Participants working freelance or at an agency have experience with different tooling than those working in in-house teams

From Design System to production

One of the end-results of having a Design System is that code flows from the Design System into ‘production code’: the live website or application.

These numbers seem to suggest that in-house teams on the whole have less code from their Design System in production (they fall either in the category nothing or 50–75%, whereas agency/freelance are more in the 25–50 or 75+ category).

However, these numbers are very different for in-house teams with a Design System older than a year. Given the experience agencies and freelance report with Design Systems we would expect their numbers to correspond more with those numbers. One possible conclusion is that participants working freelance or at agencies are working on younger Design Systems.

This is an area where freelance participants are reporting to run behind those working in agencies (although they report to have more experience with Design Systems): freelance participants are more likely to be in the category 10–50% of production code is from the Design System, whereas those working in agencies are more likely to be in the category 50–100%.

Trials and tribulations

A large part of participants from agencies/freelance positions see the Design Systems they work on as not successful (37% answers ‘no’ to the question).

The main reasons are: adoption and available time (“we cannot sell it”). Those that do see the Design System as successful report the several positive outcomes: a unified way of working (“It brings together development and design as one process”), avoiding redundancy and it helps with on boarding.

The team should advocate working with this. It has been though to get time for it.

Maybe because I’m often in the process of building up the design system in a short period of time and team members who have a lot of other priorities . Also with getting adoption in the organization is hard in this fase. Development and designers still see it as something they have to do, puts on restrictions rather than freedom for creativity, cost time rather than. It needs a lot of time to let design system be the status quo and to show that it will be worth it in the end.

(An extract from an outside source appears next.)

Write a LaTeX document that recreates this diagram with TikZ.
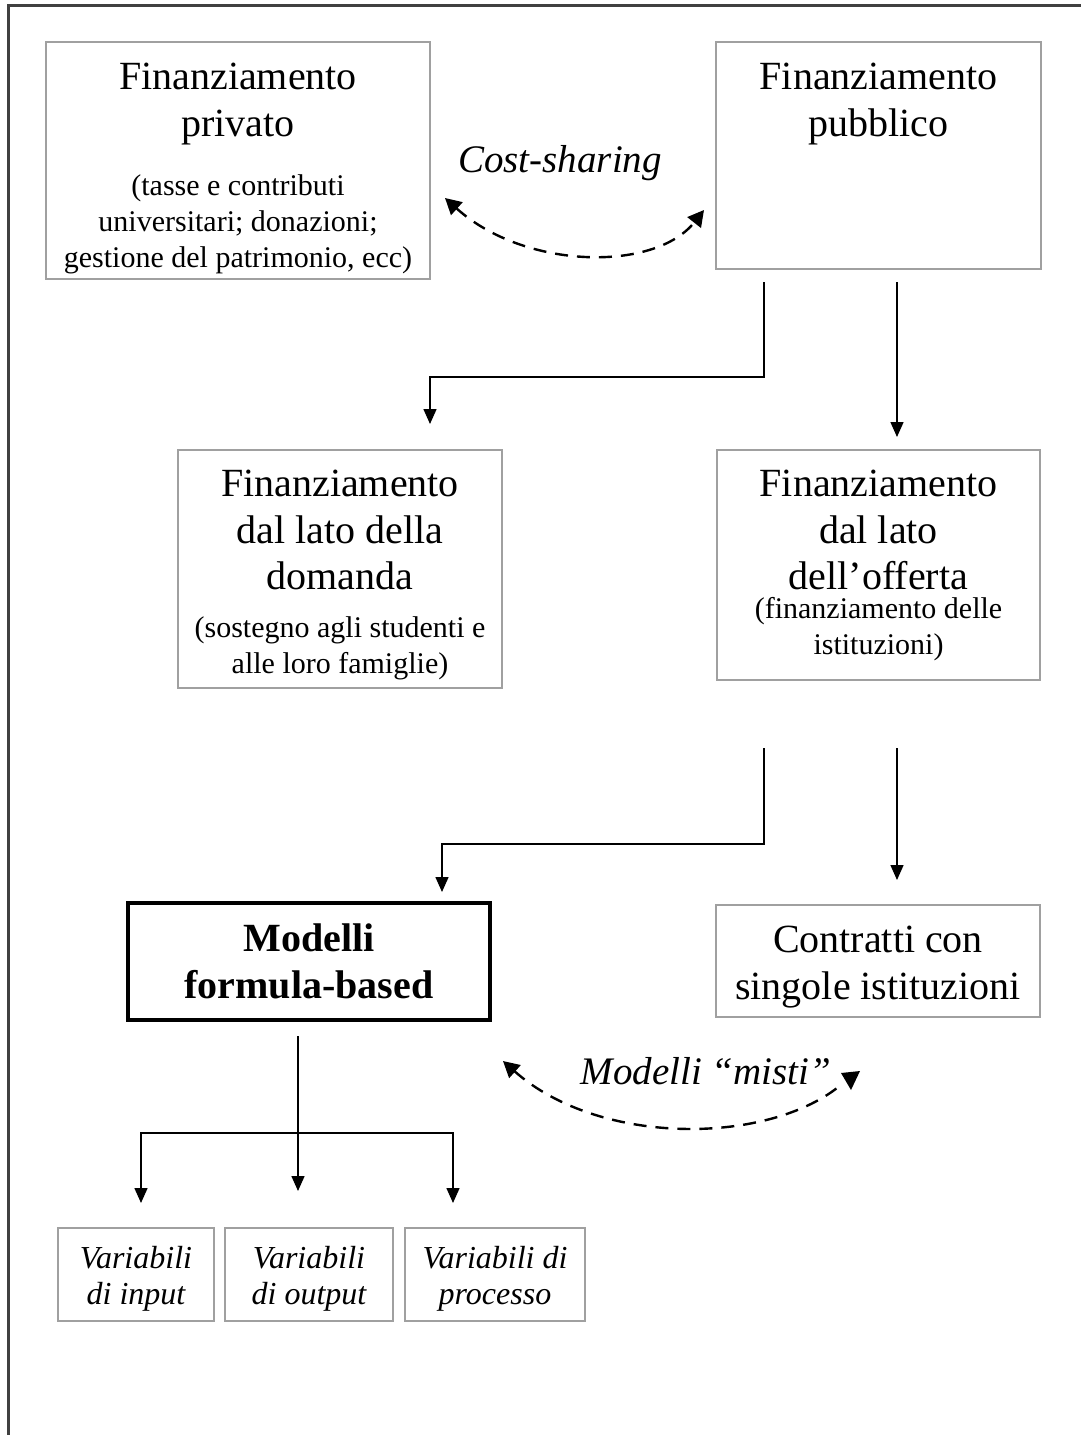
\documentclass[tikz,border=0pt]{standalone}
\usepackage{fontspec}
\setmainfont{Liberation Serif}
\usetikzlibrary{arrows.meta}
\definecolor{boxgray}{HTML}{A0A0A0}
\definecolor{framegray}{HTML}{404040}
\newcommand{\titlefont}{\fontsize{20}{23.25}\selectfont}
\newcommand{\labelfont}{\fontsize{19.5}{23}\selectfont}
\newcommand{\notefont}{\fontsize{15}{18}\selectfont}
\newcommand{\varfont}{\fontsize{16}{18}\selectfont}
\begin{document}
\begin{tikzpicture}[x=0.5pt,y=-0.5pt,
  box/.style={draw=boxgray,line width=1pt,inner sep=0pt,outer sep=0pt,fill=white},
  strongbox/.style={draw=black,line width=1.7pt,inner sep=0pt,outer sep=0pt},
  title/.style={inner sep=0pt,align=center,font=\titlefont,anchor=north},
  note/.style={inner sep=0pt,align=center,font=\notefont,anchor=north},
  vartext/.style={inner sep=0pt,align=center,font=\varfont\itshape},
  arr/.style={line width=0.75pt,-{Triangle[length=7.5pt,width=6.5pt]}},
  dashline/.style={line width=1.2pt,dash pattern=on 6.5pt off 4.5pt},
  dblarr/.style={dashline,
    {Triangle[length=8pt,width=8.5pt]}-{Triangle[length=8pt,width=8.5pt]}},
  frame/.style={draw=framegray,line width=1.5pt}]
\useasboundingbox (0,0) rectangle (1081,1435);
\fill[white] (0,0) rectangle (1081,1435);
% outer frame (left and top sides)
\draw[frame] (8,1435) -- (8,5) -- (1081,5);

% --- top row
\node[box,minimum width=192pt,minimum height=118.5pt] (priv) at (238,160.5) {};
\node[title] (privT) at (238,63) {Finanziamento\\privato};
\node[note] (privS) at (238,174) {(tasse e contributi\\universitari; donazioni;\\gestione del patrimonio, ecc)};

\node[box,minimum width=162.5pt,minimum height=113.5pt] (pub) at (878.5,155.5) {};
\node[title] (pubT) at (878.5,63) {Finanziamento\\pubblico};

\node[inner sep=0pt,anchor=base,font=\labelfont\itshape] (cost) at (560,172) {Cost-sharing};
\coordinate (cs1) at (445,198);
\coordinate (cs2) at (704,210);
\draw[dblarr] (cs1) .. controls (525,270) and (655,272) .. (cs2);

% --- middle row
\node[box,minimum width=162pt,minimum height=119pt] (dem) at (340,569) {};
\node[title] (demT) at (340,470) {Finanziamento\\dal lato della\\domanda};
\node[note] (demS) at (340,616) {(sostegno agli studenti e\\alle loro famiglie)};

\node[box,minimum width=161.5pt,minimum height=115pt] (sup) at (878.5,565) {};
\node[title] (supT) at (878.5,470) {Finanziamento\\dal lato\\dell’offerta};
\node[note] (supS) at (878.5,597) {(finanziamento delle\\istituzioni)};

% connectors from public funding
\coordinate (c1) at (764,377);
\coordinate (c1b) at (430,377);
\coordinate (c2) at (897,377);
\draw[arr,shorten <=6.5pt,shorten >=13pt] (pub.south -| c1) -- (c1) -- (c1b) -- (dem.north -| c1b);
\draw[arr,shorten <=6.5pt,shorten >=6.5pt] (pub.south -| c2) -- (sup.north -| c2);

% --- lower row
\node[strongbox,minimum width=181pt,minimum height=58.5pt,align=center,
  font=\titlefont\bfseries] (mod) at (309,961.5) {Modelli\\formula-based};
\node[box,minimum width=162pt,minimum height=56pt] (con) at (878,961) {};
\node[title] (conT) at (878,926) {Contratti con\\singole istituzioni};

\coordinate (c3) at (764,844);
\coordinate (c3b) at (442,844);
\coordinate (c4) at (897,844);
\draw[arr,shorten <=34pt,shorten >=5.5pt] (sup.south -| c3) -- (c3) -- (c3b) -- (mod.north -| c3b);
\draw[arr,shorten <=34pt,shorten >=12.5pt] (sup.south -| c4) -- (con.north -| c4);

\node[inner sep=0pt,anchor=base,font=\labelfont\itshape] (misti) at (706,1084) {Modelli “misti”};
\coordinate (ms1) at (503,1061);
\coordinate (ms2) at (851,1090);
\draw[dashline,{Triangle[length=8pt,width=8.5pt]}-] (ms1) .. controls (600,1147) and (770,1145) .. (842,1084);
% closing head of the mixed-model arrow, set upright
\fill (ms2) -- ++(-10,-17) -- ++(19,-2) -- cycle;

% --- variables
\node[box,minimum width=78pt,minimum height=46.5pt] (v1) at (136,1274.5) {};
\node[box,minimum width=84pt,minimum height=46.5pt] (v2) at (309,1274.5) {};
\node[box,minimum width=90pt,minimum height=46.5pt] (v3) at (495,1274.5) {};
\node[vartext] (v1T) at (136,1279) {Variabili\\di input};
\node[vartext] (v2T) at (309,1279) {Variabili\\di output};
\node[vartext] (v3T) at (495,1279) {Variabili di\\processo};

\coordinate (c5) at (298,1133);
\coordinate (c5l) at (141,1133);
\coordinate (c5r) at (453,1133);
\draw[arr,shorten <=8pt,shorten >=18.5pt] (mod.south -| c5) -- (v2.north -| c5);
\draw[arr,shorten >=12.5pt] (c5) -- (c5l) -- (v1.north -| c5l);
\draw[arr,shorten >=12.5pt] (c5) -- (c5r) -- (v3.north -| c5r);
\end{tikzpicture}
\end{document}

Lest we forget, the experience is positive for most people:

It provides in consistency and efficiency . It’s also easier to get new or temporally designers on board.

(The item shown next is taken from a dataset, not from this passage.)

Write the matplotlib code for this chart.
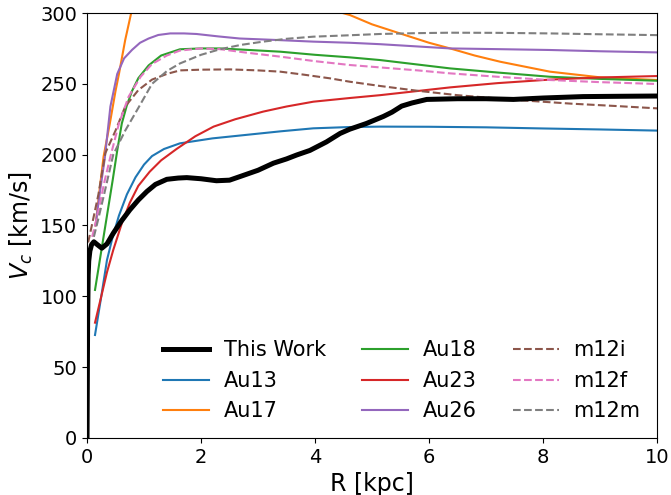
import matplotlib
matplotlib.use("Agg")
import matplotlib.pyplot as plt

# This Work
r_obs = [0, 0.005, 0.01, 0.02, 0.03, 0.05, 0.08, 0.12, 0.18, 0.26, 0.35, 0.46, 0.6, 0.75,
         0.9, 1.05, 1.2, 1.4, 1.6, 1.75, 2.0, 2.27, 2.5, 2.68, 3.0, 3.27, 3.5, 3.68, 3.91,
         4.2, 4.44, 4.61, 4.9, 5.2, 5.35, 5.52, 5.7, 5.96, 6.5, 7.0, 7.48, 8.0, 8.7, 9.3, 10]
v_obs = [0, 40, 80, 115, 125, 132, 136.5, 138.5, 136.5, 134, 137, 144.5, 153, 161,
         168, 174, 179, 182.6, 183.5, 183.8, 183, 181.6, 182, 184.5, 189, 194, 197, 199.8, 203,
         209, 215, 218, 222, 227, 230, 234.3, 236.5, 239, 239.5, 239.5, 239, 240, 241, 241.2, 241.4]

# Auriga
r_au13 = [0.14, 0.25, 0.35, 0.45, 0.56, 0.7, 0.85, 1.0, 1.14, 1.35, 1.63, 2.2, 2.8, 3.4,
          3.97, 4.6, 5.14, 6, 7, 8, 9, 10]
v_au13 = [72.7, 100, 125.6, 142, 157, 172, 184, 193, 199, 204, 208, 211.5, 214, 216.5,
          218.6, 219.5, 219.8, 219.7, 219.3, 218.5, 217.8, 217]

r_au17 = [0.15, 0.22, 0.29, 0.4, 0.5, 0.56, 0.67, 0.78, 0.9, 1.2, 1.6, 2.0, 2.5, 3.0, 3.5,
          4.0, 4.44, 4.61, 5.0, 5.49, 6.0, 6.37, 6.8, 7.25, 8.12, 9, 10]
v_au17 = [150, 175, 198.6, 222, 245, 257, 281, 301, 318, 335, 348, 350, 345, 335, 322,
          310, 300.5, 298.6, 292, 285.6, 279, 275, 270, 265.6, 258.6, 254.6, 252.7]

r_au18 = [0.14, 0.25, 0.35, 0.45, 0.53, 0.61, 0.7, 0.79, 0.9, 1.08, 1.3, 1.63, 2.0, 2.33,
          2.8, 3.39, 4.0, 4.61, 5.14, 6.37, 7.2, 8.12, 9, 10]
v_au18 = [104.5, 132, 157, 182, 203, 222, 235, 245, 254, 263, 270, 274.4, 275, 275,
          274, 272.7, 270.5, 268.7, 266.8, 260.9, 258, 255, 253.5, 252.2]

r_au23 = [0.14, 0.25, 0.35, 0.46, 0.61, 0.75, 0.9, 1.1, 1.3, 1.57, 1.9, 2.22, 2.6, 3.09,
          3.5, 3.97, 4.61, 5.14, 5.7, 6.37, 7.2, 8.12, 9, 10]
v_au23 = [81.4, 100, 117, 132.7, 151.5, 166, 178, 188, 196, 204, 213, 219.8, 225, 230.4,
          234, 237.4, 240, 242, 244.5, 247.5, 250.5, 253, 254.5, 255.5]

r_au26 = [0.15, 0.22, 0.31, 0.41, 0.53, 0.65, 0.79, 0.93, 1.08, 1.25, 1.46, 1.7, 1.92, 2.3,
          2.68, 3.3, 3.97, 4.61, 5.14, 6.37, 7.2, 8.12, 9, 10]
v_au26 = [150, 172, 197, 234, 257, 268, 274, 279, 282, 284.5, 285.6, 285.6, 285.2, 283.5,
          282, 281, 279.8, 279, 278, 275, 274.5, 273.9, 273, 272.2]

# FIRE
r_m12i = [0.02, 0.1, 0.2, 0.32, 0.5, 0.67, 0.9, 1.14, 1.4, 1.63, 2.0, 2.51, 3.0, 3.39, 3.8,
          4.26, 4.61, 5.14, 5.78, 6.5, 7.54, 8.5, 9.3, 10]
v_m12i = [138, 153, 172, 201, 217, 234, 245.6, 253, 257, 259.5, 260, 260.2, 259.5, 258.6, 256.5,
          253.9, 251.5, 248.5, 245.2, 242, 238.6, 236, 234.3, 232.7]

r_m12f = [0.09, 0.2, 0.3, 0.41, 0.56, 0.73, 0.94, 1.14, 1.4, 1.63, 2.0, 2.33, 2.8, 3.39, 4.0,
          4.61, 5.14, 5.8, 6.37, 7.2, 8.12, 9, 10]
v_m12f = [142, 160, 180, 198.6, 222, 241, 255, 264, 270, 273.5, 275, 274.5, 272, 269.2, 266,
          263.3, 261.6, 259.5, 257.4, 255, 252.7, 251.2, 249.9]

r_m12m = [0.12, 0.2, 0.3, 0.46, 0.67, 0.9, 1.14, 1.4, 1.63, 2.0, 2.33, 2.7, 3.09, 3.5, 3.97,
          4.61, 5.14, 5.8, 6.37, 7.2, 8.12, 9, 10]
v_m12m = [142, 155, 172, 200, 217, 233, 250, 259, 264.4, 270.5, 274.4, 277.5, 279.8, 281.8, 283.3,
          284.3, 285.2, 285.8, 286.1, 286, 285.6, 285, 284.4]

fig = plt.figure(figsize=(6.71, 4.95), dpi=100)
ax = fig.add_axes([0.1297, 0.1152, 0.8495, 0.8585])

ax.plot(r_obs, v_obs, color='k', lw=3.6, label='This Work', zorder=3)
ax.plot(r_au13, v_au13, color='C0', lw=1.5, label='Au13')
ax.plot(r_au17, v_au17, color='C1', lw=1.5, label='Au17')
ax.plot(r_au18, v_au18, color='C2', lw=1.5, label='Au18')
ax.plot(r_au23, v_au23, color='C3', lw=1.5, label='Au23')
ax.plot(r_au26, v_au26, color='C4', lw=1.5, label='Au26')
ax.plot(r_m12i, v_m12i, color='C5', lw=1.5, ls='--', label='m12i')
ax.plot(r_m12f, v_m12f, color='C6', lw=1.5, ls='--', label='m12f')
ax.plot(r_m12m, v_m12m, color='C7', lw=1.5, ls='--', label='m12m')

ax.set_xlim(0, 10)
ax.set_ylim(0, 300)
ax.set_xlabel('R [kpc]', fontsize=17)
ax.set_ylabel('$V_c$ [km/s]', fontsize=17)
ax.tick_params(labelsize=14)
ax.legend(loc='lower right', ncol=3, frameon=False, fontsize=15,
          handlelength=2.2, handletextpad=0.7, columnspacing=1.75,
          borderaxespad=0.4)

fig.savefig('out.png', dpi=100)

Struggles with respect to Design Systems

We asked participants what the main struggles are with Design Systems, freelancers and agency-people mainly report maintenance (63%) and adoption (50%) difficulties. This is different from in-house participants: although both indicate these as the top problems, in-house participants report less. Furthermore, in-house participants focus more on people/process problems than non-in-house participants.

With ‘maintenance’, the participants usually mean that documentation or design files are not up to date with what is used online. With that in mind, three of the top difficulties for agencies are related to tooling or content whereas most problem for in- house teams relate to people.

Clients don’t know what it is and are not sure what value it brings them.

What would you do differently if you could start over with your Design System?

Both types of participant (in-house versus freelance/agency) name “involving more people earlier” as the top thing they would do differently, if they could start over with their Design System. What’s different is that the freelance/agency participants name a focus on quality much more (37% versus 25% for in-house) as well as the different technology decisions (27% versus 16% in-house).

involve Angular developers early on . Now they seem like an add-on

Execute Design System from A to Z . More focus on tooling, implementation and governance

The difference in perception between being in-house and being on the outside

Looking at the results above, we can see there is a difference in perception of problems related to Design Systems between those working in-house and those “on the outside”. In-house teams overall seem to see more problems related to content and tooling, then people or process.

Best tip

Agencies and freelancers focus on getting the team right and communication as well. Just as with organizations there is the split between “just do it and start small” (18%) and take your time and do research (11%).

Some people offer some words of warning…

Only use it when you need it. Some organizations don’t need it. And if you’re deciding to use it, then make it work.

Not every company needs one! Only for it projects that want to ship, test fast and get customer feedback fast.

… but most people are very positive about Design Systems:

Go and do it! Even a simple component library with text and color styles works wonders for creating more consistent design way faster!

If you’re new to DS’s start from scratch with a DS for a new project / product to hit the ground running and don’t overcomplicate things by reworking a DS into an existing one.

Don’t specify everything, leave room for it to evolve

Execute Design System from A to Z . More focus on tooling, implementation and governance

So get going with your Design System!